A permanent magnet is an object made from a material that is magnetized and creates its own persistent magnetic field. An everyday example is a refrigerator magnet used to hold notes on a refrigerator door. Materials that can be magnetized, which are also the ones that are strongly attracted to a magnet, are called ferromagnetic.
These include iron, nickel, cobalt, some alloys of rare earth metals, and some naturally occurring minerals such as lodestone. Although ferromagnetic materials are the only ones attracted to a magnet strongly enough to be commonly considered magnetic, all other substances respond weakly to a magnetic field, by one of several other types of magnetism.
• There are many kinds of rare earth magnets, generally divided into permanent magnets and soft magnets.
• Permanent Magnets
• Sintered NdFeB Magnets
• Bonded NdFeB Magnets
• AlNiCo Magnets
• SmCo Magnets
• Flexible Magnets
• FeCrCo Magnets
What are Ferromagnetic materials?
Ferromagnetic materials can be divided into magnetically “soft” materials like annealed iron, which can be magnetized but does not tend to stay magnetized, and magnetically “hard” materials, which do.

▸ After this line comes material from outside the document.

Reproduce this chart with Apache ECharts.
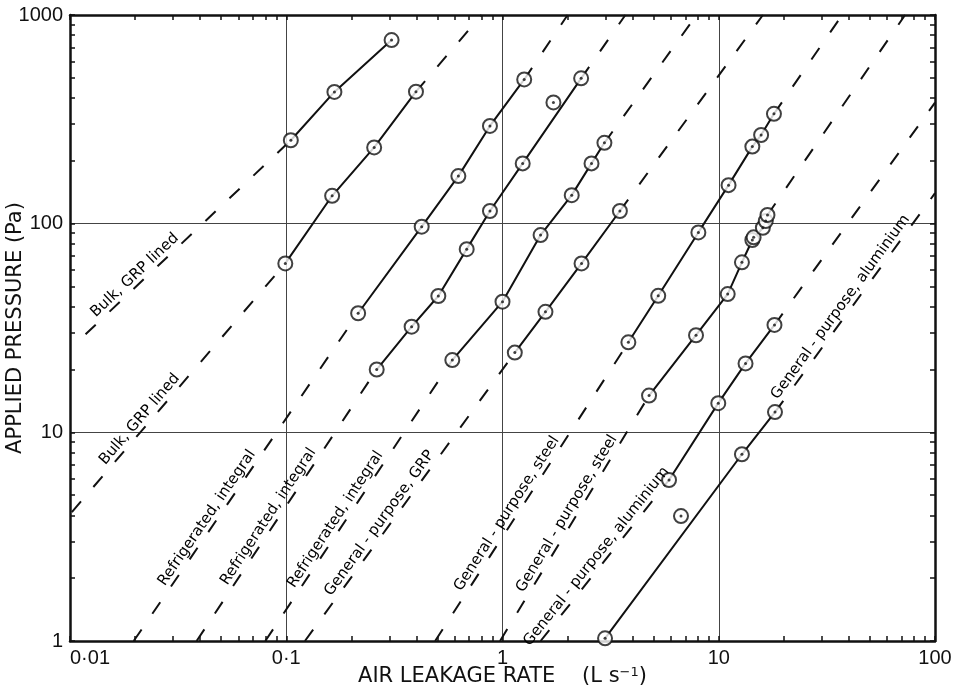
<!DOCTYPE html>
<html>
<head>
<meta charset="utf-8">
<script src="https://cdn.jsdelivr.net/npm/echarts@6.0.0/dist/echarts.min.js"></script>
<style>
  html, body { margin: 0; padding: 0; background: #fff; }
  #chart { width: 960px; height: 691px; }
</style>
</head>
<body>
<div id="chart"></div>
<script>
// Decade ticks and their printed labels
const xTickValues = [0.01, 0.1, 1, 10, 100];
const xTickLabels = ['0·01', '0·1', '1', '10', '100'];
const yTickValues = [1, 10, 100, 1000];
const yTickLabels = ['1', '10', '100', '1000'];

// Leakage tests: [air leakage rate (L/s), applied pressure (Pa)]
// *_pts  = measured points, *_fit = solid line through the test range,
// *_ext  = [lower end, upper end] of the dashed extrapolation (null = none)
const bulkA_pts = [[0.105, 251], [0.167, 428], [0.307, 758]];
const bulkA_fit = [[0.105, 251], [0.167, 428], [0.307, 758]];
const bulkA_ext = [[0.0118, 29.5], null];

const bulkB_pts = [[0.099, 64.5], [0.163, 136], [0.255, 232], [0.398, 429]];
const bulkB_fit = [[0.099, 64.5], [0.163, 136], [0.255, 232], [0.398, 429]];
const bulkB_ext = [[0.0102, 4.15], [0.80, 1000]];

const refA_pts = [[0.215, 37.2], [0.423, 96.7], [0.625, 169], [0.875, 294], [1.26, 491]];
const refA_fit = [[0.215, 37.2], [0.423, 96.7], [0.625, 169], [0.875, 294], [1.26, 491]];
const refA_ext = [[0.0197, 1], [2.0, 1000]];

const refB_pts = [[0.262, 20.0], [0.380, 32.1], [0.505, 45], [0.683, 75.5], [0.875, 115], [1.24, 194.5], [1.72, 381], [2.31, 497]];
const refB_fit = [[0.262, 20.0], [0.380, 32.1], [0.505, 45], [0.683, 75.5], [0.875, 115], [1.24, 194.5], [2.31, 497]];
const refB_ext = [[0.0385, 1], [3.7, 1000]];

const refC_pts = [[0.586, 22.2], [1.00, 42.3], [1.50, 88.2], [2.09, 137], [2.58, 194.5], [2.96, 244]];
const refC_fit = [[0.586, 22.2], [1.00, 42.3], [1.50, 88.2], [2.09, 137], [2.58, 194.5], [2.96, 244]];
const refC_ext = [[0.08, 1], [7.9, 1000]];

const gpGrp_pts = [[1.14, 24.1], [1.58, 37.8], [2.32, 64.5], [3.49, 115]];
const gpGrp_fit = [[1.14, 24.1], [1.58, 37.8], [2.32, 64.5], [3.49, 115]];
const gpGrp_ext = [[0.122, 1], [16.0, 1000]];

const gpSteelA_pts = [[3.82, 27.0], [5.25, 45.1], [8.05, 90.8], [11.1, 153], [14.3, 234], [15.7, 266], [18.0, 336]];
const gpSteelA_fit = [[3.82, 27.0], [5.25, 45.1], [8.05, 90.8], [11.1, 153], [14.3, 234], [15.7, 266], [18.0, 336]];
const gpSteelA_ext = [[0.488, 1], [37.2, 1000]];

const gpSteelB_pts = [[4.76, 15.0], [7.85, 29.2], [11.0, 46.0], [12.8, 65.3], [14.3, 83.5], [14.5, 86], [16.0, 95.6], [16.5, 103], [16.8, 110]];
const gpSteelB_fit = [[4.76, 15.0], [7.85, 29.2], [11.0, 46.0], [12.8, 65.3], [14.3, 83.5], [16.0, 95.6], [16.8, 110]];
const gpSteelB_ext = [[0.974, 1], [72.7, 1000]];

const gpAlA_pts = [[5.89, 5.91], [9.95, 13.8], [13.3, 21.4], [18.1, 32.7]];
const gpAlA_fit = [[5.89, 5.91], [9.95, 13.8], [13.3, 21.4], [18.1, 32.7]];
const gpAlA_ext = [[1.5, 1], [100, 380]];

const gpAlB_pts = [[2.98, 1.03], [6.69, 3.97], [12.8, 7.85], [18.2, 12.5]];
const gpAlB_fit = [[2.98, 1.03], [12.8, 7.85], [18.2, 12.5]];
const gpAlB_ext = [null, [100, 140]];

const curves = [
  { pts: bulkA_pts, fit: bulkA_fit, ext: bulkA_ext },
  { pts: bulkB_pts, fit: bulkB_fit, ext: bulkB_ext },
  { pts: refA_pts, fit: refA_fit, ext: refA_ext },
  { pts: refB_pts, fit: refB_fit, ext: refB_ext },
  { pts: refC_pts, fit: refC_fit, ext: refC_ext },
  { pts: gpGrp_pts, fit: gpGrp_fit, ext: gpGrp_ext },
  { pts: gpSteelA_pts, fit: gpSteelA_fit, ext: gpSteelA_ext },
  { pts: gpSteelB_pts, fit: gpSteelB_fit, ext: gpSteelB_ext },
  { pts: gpAlA_pts, fit: gpAlA_fit, ext: gpAlA_ext },
  { pts: gpAlB_pts, fit: gpAlB_fit, ext: gpAlB_ext }
];

// Captions written along the dashed parts: which curve, which dashed end,
// and how far along that dashed segment (0..1) the caption sits
const lineLabels = [
  { text: 'Bulk, GRP lined', curve: 0, end: 'lo', t: 0.27 },
  { text: 'Bulk, GRP lined', curve: 1, end: 'lo', t: 0.35 },
  { text: 'Refrigerated, integral', curve: 2, end: 'lo', t: 0.36 },
  { text: 'Refrigerated, integral', curve: 3, end: 'lo', t: 0.44 },
  { text: 'Refrigerated, integral', curve: 4, end: 'lo', t: 0.415 },
  { text: 'General - purpose, GRP', curve: 5, end: 'lo', t: 0.39 },
  { text: 'General - purpose, steel', curve: 6, end: 'lo', t: 0.41 },
  { text: 'General - purpose, steel', curve: 7, end: 'lo', t: 0.50 },
  { text: 'General - purpose, aluminium', curve: 8, end: 'lo', t: 0.49 },
  { text: 'General - purpose, aluminium', curve: 9, end: 'hi', t: 0.455 }
];

const INK = '#111';
const TICK_FONT = '"Liberation Sans", Arial, sans-serif';
const LETTER_FONT = '"DejaVu Sans", sans-serif';
const CAPTION_GAP = 9; // px between a dashed line and its caption centre

function labelFor(values, labels) {
  return function (v) {
    const lv = Math.log10(v);
    let best = 0;
    for (let i = 1; i < values.length; i++) {
      if (Math.abs(Math.log10(values[i]) - lv) < Math.abs(Math.log10(values[best]) - lv)) best = i;
    }
    return labels[best];
  };
}

function frameAxis(position, min, max, extra) {
  return Object.assign({
    type: 'log',
    logBase: 10,
    min: min,
    max: max,
    position: position,
    axisLine: { show: true, onZero: false, lineStyle: { color: INK, width: 2.5 } },
    axisTick: { show: true, inside: true, length: 5, lineStyle: { color: INK, width: 1.5 } },
    minorTick: { show: true, splitNumber: 9, length: 5, lineStyle: { color: INK, width: 1.5 } },
    splitLine: { show: false },
    minorSplitLine: { show: false },
    axisLabel: { show: false }
  }, extra || {});
}

function segmentOf(label) {
  const c = curves[label.curve];
  return label.end === 'lo'
    ? [c.ext[0], c.fit[0]]
    : [c.fit[c.fit.length - 1], c.ext[1]];
}

const series = [];
curves.forEach(function (c) {
  series.push({
    type: 'line', data: c.fit, symbol: 'none', z: 3,
    lineStyle: { color: INK, width: 2 }
  });
  if (c.ext[0]) {
    series.push({
      type: 'line', data: [c.ext[0], c.fit[0]], symbol: 'none', z: 2,
      lineStyle: { color: INK, width: 2, type: [14, 19] }
    });
  }
  if (c.ext[1]) {
    series.push({
      type: 'line', data: [c.fit[c.fit.length - 1], c.ext[1]], symbol: 'none', z: 2,
      lineStyle: { color: INK, width: 2, type: [14, 19] }
    });
  }
});

const allPoints = [].concat.apply([], curves.map(function (c) { return c.pts; }));

// Open circles with a centre dot for each measured point
series.push({
  type: 'scatter', data: allPoints, symbol: 'circle', symbolSize: 14, z: 5,
  itemStyle: { color: '#fff', borderColor: INK, borderWidth: 2 }
});
series.push({
  type: 'scatter', data: allPoints, symbol: 'circle', symbolSize: 3, z: 6,
  itemStyle: { color: INK }
});

const option = {
  animation: false,
  backgroundColor: '#fff',
  grid: { left: 70, right: 25, top: 15, bottom: 50, containLabel: false, outerBoundsMode: 'none' },
  xAxis: [
    frameAxis('bottom', 0.01, 100, {
      splitLine: { show: true, lineStyle: { color: '#444', width: 1 } },
      axisLabel: {
        show: true, margin: 7, color: INK, fontSize: 20, fontFamily: TICK_FONT,
        formatter: labelFor(xTickValues, xTickLabels),
        showMinLabel: true, showMaxLabel: true, alignMinLabel: 'left'
      },
      name: 'AIR LEAKAGE RATE    (L s{sup|−1})',
      nameLocation: 'middle',
      nameGap: 25,
      nameMoveOverlap: false,
      nameTextStyle: {
        color: INK, fontSize: 21, fontFamily: LETTER_FONT,
        rich: { sup: { fontSize: 13, fontFamily: LETTER_FONT, color: INK, verticalAlign: 'top' } }
      }
    }),
    frameAxis('top', 0.01, 100)
  ],
  yAxis: [
    frameAxis('left', 1, 1000, {
      splitLine: { show: true, lineStyle: { color: '#444', width: 1 } },
      axisLabel: {
        show: true, margin: 7, color: INK, fontSize: 20, fontFamily: TICK_FONT,
        formatter: labelFor(yTickValues, yTickLabels),
        showMinLabel: true, showMaxLabel: true
      },
      name: 'APPLIED PRESSURE (Pa)',
      nameLocation: 'middle',
      nameGap: 44,
      nameMoveOverlap: false,
      nameTextStyle: { color: INK, fontSize: 21, fontFamily: LETTER_FONT }
    }),
    frameAxis('right', 1, 1000)
  ],
  series: series
};

const chart = echarts.init(document.getElementById('chart'));
chart.setOption(option);

// Place each caption along its dashed segment, parallel to it and just above it
const finder = { xAxisIndex: 0, yAxisIndex: 0 };
const captionData = lineLabels.map(function (l) {
  const seg = segmentOf(l);
  const pa = chart.convertToPixel(finder, seg[0]);
  const pb = chart.convertToPixel(finder, seg[1]);
  const ang = Math.atan2(pa[1] - pb[1], pb[0] - pa[0]);
  const lx = Math.log10(seg[0][0]) + l.t * (Math.log10(seg[1][0]) - Math.log10(seg[0][0]));
  const ly = Math.log10(seg[0][1]) + l.t * (Math.log10(seg[1][1]) - Math.log10(seg[0][1]));
  return {
    name: l.text,
    value: [Math.pow(10, lx), Math.pow(10, ly)],
    // the offset turns with the caption, so [0, -gap] lifts it off the line
    label: { rotate: ang * 180 / Math.PI, offset: [0, -CAPTION_GAP] }
  };
});

series.push({
  type: 'scatter', symbolSize: 0, z: 7, silent: true,
  itemStyle: { color: INK, opacity: 1 },
  data: captionData,
  label: {
    show: true, position: 'inside', formatter: '{b}',
    color: '#000', fontSize: 15, fontFamily: LETTER_FONT,
    textBorderWidth: 0
  }
});
chart.setOption({ series: series });
</script>
</body>
</html>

What is a Permanent magnet?
Permanent magnets are made from “hard” ferromagnetic materials such as alnico and ferrite that are subjected to special processing in a powerful magnetic field during manufacture, to align their internal microcrystalline structure, making them very hard to demagnetize. To demagnetize a saturated magnet, a certain magnetic field must be applied, and this threshold depends on the coercivity of the respective material. “Hard” materials have high coercivity, whereas “soft” materials have low coercivity.
What is an electromagnet?
An electromagnet is made from a coil of wire that acts as a magnet when an electric current passes through it but stops being a magnet when the current stops. Often, the coil is wrapped around a core of “soft” ferromagnetic material such as steel, which greatly enhances the magnetic field produced by the coil.
The overall strength of a magnet is measured by its magnetic moment or, alternatively, the total magnetic flux it produces. The local strength of magnetism in a material is measured by its magnetization.